WASHINGTON - There is a moment when a president who has just taken the oath of office sits for the first time at the grand desk in the Oval Office, looks at the new notepaper with his name on it, takes a deep breath, and, according to many memoirs, thinks, “Now what?”
There is a body of thought (OK, three people so far) who have suggested that expectations for George W. Bush are so low that anything he accomplishes in the first 100 days will make him seem like a political genius, a statesman, and a truly cool guy.
About that 100 days. It is always pooh-poohed as artificial, and it is, of course. But ever since Franklin Roosevelt's burst of activism as he fought to get the nation out of the Depression, 100 days has become a marker for a president.
So here's what Mr. Bush should do before May 1 to assure a smooth start. Keep recession at bay. The snarling, fang-toothed monster is trying to get out of the closet; Mr. Bush has to keep the door shut. He either has to figure out a way to make Alan Greenspan embrace his $1.6 trillion tax cut or push through some kind of tax cut with Democratic help that won't make him look like a 90-pound weakling.
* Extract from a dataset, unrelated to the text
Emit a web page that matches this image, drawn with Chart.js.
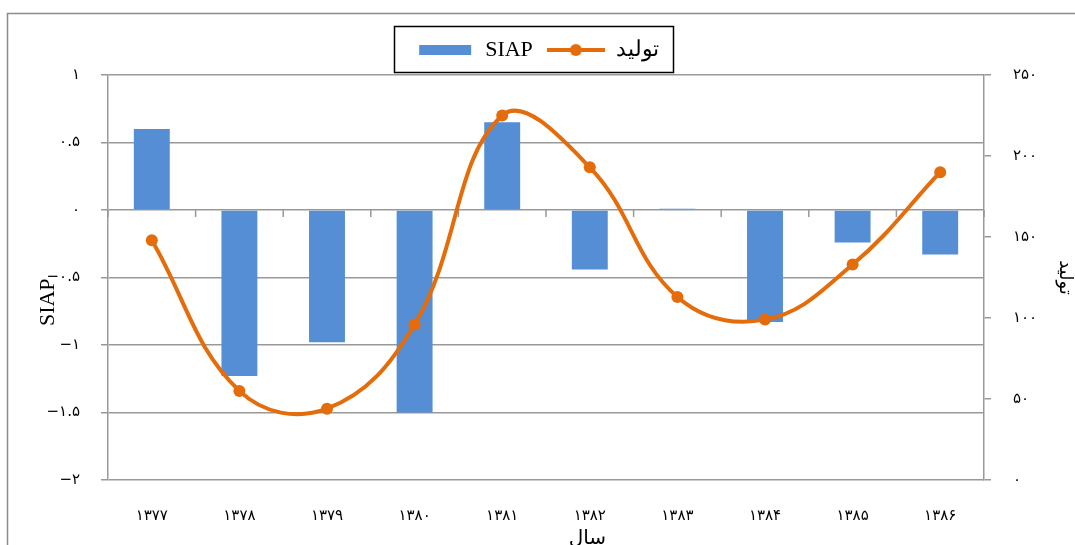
<!DOCTYPE html>
<html>
<head>
<meta charset="utf-8">
<script src="https://cdn.jsdelivr.net/npm/chart.js@4"></script>
<style>
  body { margin: 0; background: #fff; }
  #wrap { width: 1075px; height: 545px; }
</style>
</head>
<body>
<div id="wrap"><canvas id="myChart"></canvas></div>
<script>
// سال ها
var years = ['۱۳۷۷', '۱۳۷۸', '۱۳۷۹', '۱۳۸۰', '۱۳۸۱', '۱۳۸۲', '۱۳۸۳', '۱۳۸۴', '۱۳۸۵', '۱۳۸۶'];
// SIAP (left axis)
var siap = [0.6, -1.23, -0.98, -1.5, 0.65, -0.44, 0.01, -0.83, -0.24, -0.33];
// تولید (right axis)
var tolid = [148, 55, 44, 96, 225, 193, 113, 99, 133, 190];

var blue = '#558ED5';
var orange = '#E46C0A';
var gray = '#999999';
var nb = '\u00A0';

function fa(n) {
  return String(n).replace(/\d/g, function (d) { return '۰۱۲۳۴۵۶۷۸۹'[d]; }).replace('-', '−');
}

function legendImg(kind) {
  var c = document.createElement('canvas');
  c.width = 58; c.height = 14;
  var g = c.getContext('2d');
  if (kind == 'bar') {
    g.fillStyle = blue;
    g.fillRect(3, 2, 52, 10);
  } else {
    g.strokeStyle = orange;
    g.lineWidth = 4;
    g.beginPath(); g.moveTo(0, 7); g.lineTo(58, 7); g.stroke();
    g.fillStyle = orange;
    g.beginPath(); g.arc(29, 7, 6, 0, Math.PI * 2); g.fill();
  }
  return c;
}
var barImg = legendImg('bar');
var lineImg = legendImg('line');

// frame, legend box and the tick marks on the zero line
var extras = {
  id: 'extras',
  beforeLayout: function (chart) {
    var lg = chart.legend;
    if (lg && !lg._extraGap) {
      var fit = lg.fit;
      lg.fit = function () { fit.call(this); this.height += 4; };
      lg._extraGap = true;
    }
  },
  beforeDraw: function (chart) {
    var ctx = chart.ctx;
    ctx.save();
    ctx.fillStyle = '#fff';
    ctx.fillRect(0, 0, chart.width, chart.height);
    ctx.strokeStyle = '#8c8c8c';
    ctx.lineWidth = 1.5;
    ctx.strokeRect(7.5, 13.5, 1200, 700);
    ctx.restore();
  },
  beforeDatasetsDraw: function (chart) {
    var ctx = chart.ctx;
    var xs = chart.scales.x;
    var y0 = chart.scales.y.getPixelForValue(0);
    var w = (xs.right - xs.left) / years.length;
    ctx.save();
    ctx.strokeStyle = gray;
    ctx.lineWidth = 1.5;
    for (var i = 0; i <= years.length; i++) {
      var x = xs.left + i * w;
      ctx.beginPath(); ctx.moveTo(x, y0); ctx.lineTo(x, y0 + 7); ctx.stroke();
    }
    ctx.restore();
  },
  afterDraw: function (chart) {
    var boxes = chart.legend.legendHitBoxes;
    if (!boxes || !boxes.length) return;
    var l = Infinity, r = -Infinity, t = Infinity, b = -Infinity;
    boxes.forEach(function (h) {
      l = Math.min(l, h.left); r = Math.max(r, h.left + h.width);
      t = Math.min(t, h.top); b = Math.max(b, h.top + h.height);
    });
    var ctx = chart.ctx;
    ctx.save();
    ctx.strokeStyle = '#000';
    ctx.lineWidth = 1.5;
    ctx.strokeRect(Math.round(l - 22) + 0.5, Math.round(t - 13) + 0.5, Math.round(r - l + 36), Math.round(b - t + 24));
    ctx.restore();
  }
};

new Chart('myChart', {
  type: 'bar',
  data: {
    labels: years,
    datasets: [{
      type: 'bar',
      label: 'SIAP',
      data: siap,
      yAxisID: 'y',
      backgroundColor: blue,
      barPercentage: 0.41,
      categoryPercentage: 1,
      order: 2
    }, {
      type: 'line',
      label: 'تولید',
      data: tolid,
      yAxisID: 'y1',
      borderColor: orange,
      backgroundColor: orange,
      borderWidth: 4,
      pointRadius: 6,
      pointBorderWidth: 0,
      pointBackgroundColor: orange,
      tension: 0.4,
      fill: false,
      order: 1
    }]
  },
  options: {
    responsive: true,
    maintainAspectRatio: false,
    animation: false,
    layout: { padding: { top: 25, left: 0, right: 0, bottom: 0 } },
    plugins: {
      tooltip: { enabled: false },
      legend: {
        display: true,
        position: 'top',
        labels: {
          usePointStyle: true,
          pointStyleWidth: 58,
          padding: 14,
          color: '#000',
          font: { family: 'Liberation Serif', size: 22 },
          sort: function (a, b) { return a.datasetIndex - b.datasetIndex; },
          generateLabels: function (chart) {
            var items = Chart.defaults.plugins.legend.labels.generateLabels(chart);
            items.forEach(function (it) { it.pointStyle = it.datasetIndex == 0 ? barImg : lineImg; });
            return items;
          }
        }
      }
    },
    scales: {
      x: {
        grid: { display: false },
        border: { display: false },
        ticks: { color: '#000', padding: 19, font: { family: 'DejaVu Sans', size: 15 } },
        title: { display: true, text: nb.repeat(13) + 'سال', color: '#000', padding: { top: 0, bottom: -6 }, font: { family: 'DejaVu Sans', size: 20 } },
        afterFit: function (s) { s.height = 65; }
      },
      y: {
        position: 'left',
        min: -2,
        max: 1,
        ticks: { stepSize: 0.5, color: '#000', padding: 21, font: { family: 'DejaVu Sans', size: 15 }, callback: function (v) { return fa(v); } },
        grid: { color: gray, lineWidth: 1.5, tickLength: 7 },
        border: { color: gray, width: 1.5 },
        title: { display: true, text: 'SIAP' + nb.repeat(9), color: '#000', padding: { top: 35, bottom: 0 }, font: { family: 'Liberation Serif', size: 22 } },
        afterFit: function (s) { s.width = 108; }
      },
      y1: {
        position: 'right',
        min: 0,
        max: 250,
        ticks: { stepSize: 50, color: '#000', padding: 22, font: { family: 'DejaVu Sans', size: 15 }, callback: function (v) { return fa(v); } },
        grid: { drawOnChartArea: false, color: gray, lineWidth: 1.5, tickLength: 7 },
        border: { color: gray, width: 1.5 },
        title: { display: true, text: 'تولید', color: '#000', padding: { top: 0, bottom: 10 }, font: { family: 'DejaVu Sans', size: 18 } },
        afterFit: function (s) { s.width = 91; }
      }
    }
  },
  plugins: [extras]
});
</script>
</body>
</html>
He also has to be smart enough not to muck about and make the downturn worse. Get the lights back on in California. Mr. Bush rightly realizes the rolling blackouts are a result of really stupid public policy by state officials. But now that electricity lovers around the globe are watching open-mouthed at the Golden State's fiasco, people will expect the new President to weigh in.
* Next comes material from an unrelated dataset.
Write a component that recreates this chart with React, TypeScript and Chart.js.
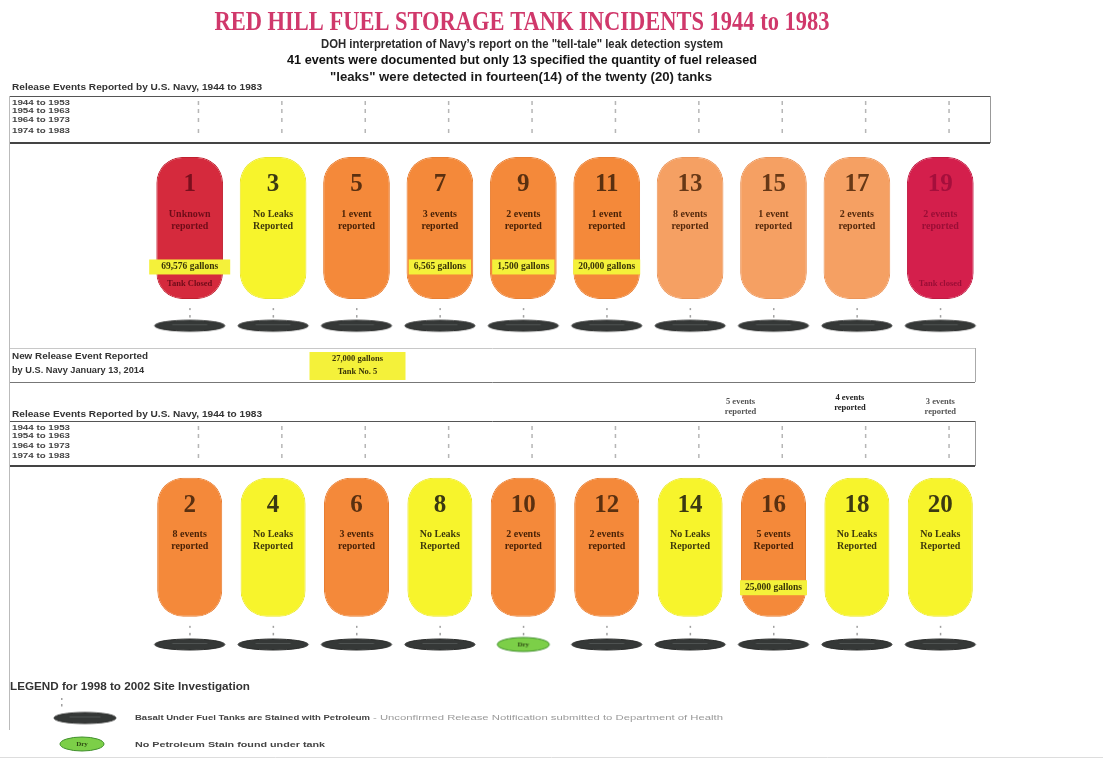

So far he's said, “We have an energy problem. Although we need to promote conservation, the best way to make sure we have independence is to encourage exploration in places where there is a lot of oil and gas.” Clearly, get some new cliches. Do something significant about education. A pitched battle right away over school vouchers will not reassure people that Mr. Bush is “a uniter, not a divider.” Parents are angry that presidents always pledge that education will have top priority and then can't figure out what to do because essentially it's a local responsibility. But Mr. Bush has to light a fire soon on this one. Convince Americans he's going to be fair on the issue of race after the divisive confirmation hearing on John Ashcroft over questions of how vigorous civil rights laws will be enforced. When Jesse Jackson had to bow out of public life, at least temporarily, as a result of having fathered a child recently with a woman who is not his wife, Mr. Bush got an unexpected gift. He will be able to have the bully pulpit on race to himself for a short time without being poked in the ribs by the more eloquent Reverend Jackson. And setting up a “diversity office” is not enough. Do something soon to show he will be reasonable on the environment. Americans are convinced they can have economic growth and environmental protection. If Mr. Bush rolls back everything the Clinton administration tried to do on the environment, they will despairingly assume the next four years will be devoted to slugfests. Environmental protection is not and should not be a partisan issue. Incoming Interior Secretary Gale Norton and Environmental Protection Agency head Christie Whitman need to make that clear. Put missile defense on the back burner while scientists make more progress on the key question: Will it work? Launching Donald Rumsfeld into an all-out fight for billions of dollars for it without trying to find a middle ground will roil the waters needlessly, at home and abroad where Russia and China have mounted furious opposition to it. Their argument is that without strategic deterrence, the United States would be too powerful. Tone down the homage to Texas and the country-and-western clothing, music, boots, and decor. A little goes a long way.
The themes picked for Mr. Bush's inaugural, aside from Wayne Newton, Ricky Martin, the Rockettes, Muhammad Ali, country music, and big corporate donations, were America's spirit, unity, education, the military, and a “fresh start.”
A key element of America's spirit is eagerness every four or eight years for the new president to do well.
Despite the bad taste of the election mess, Mr. Bush now has that good will. The rest is up to him.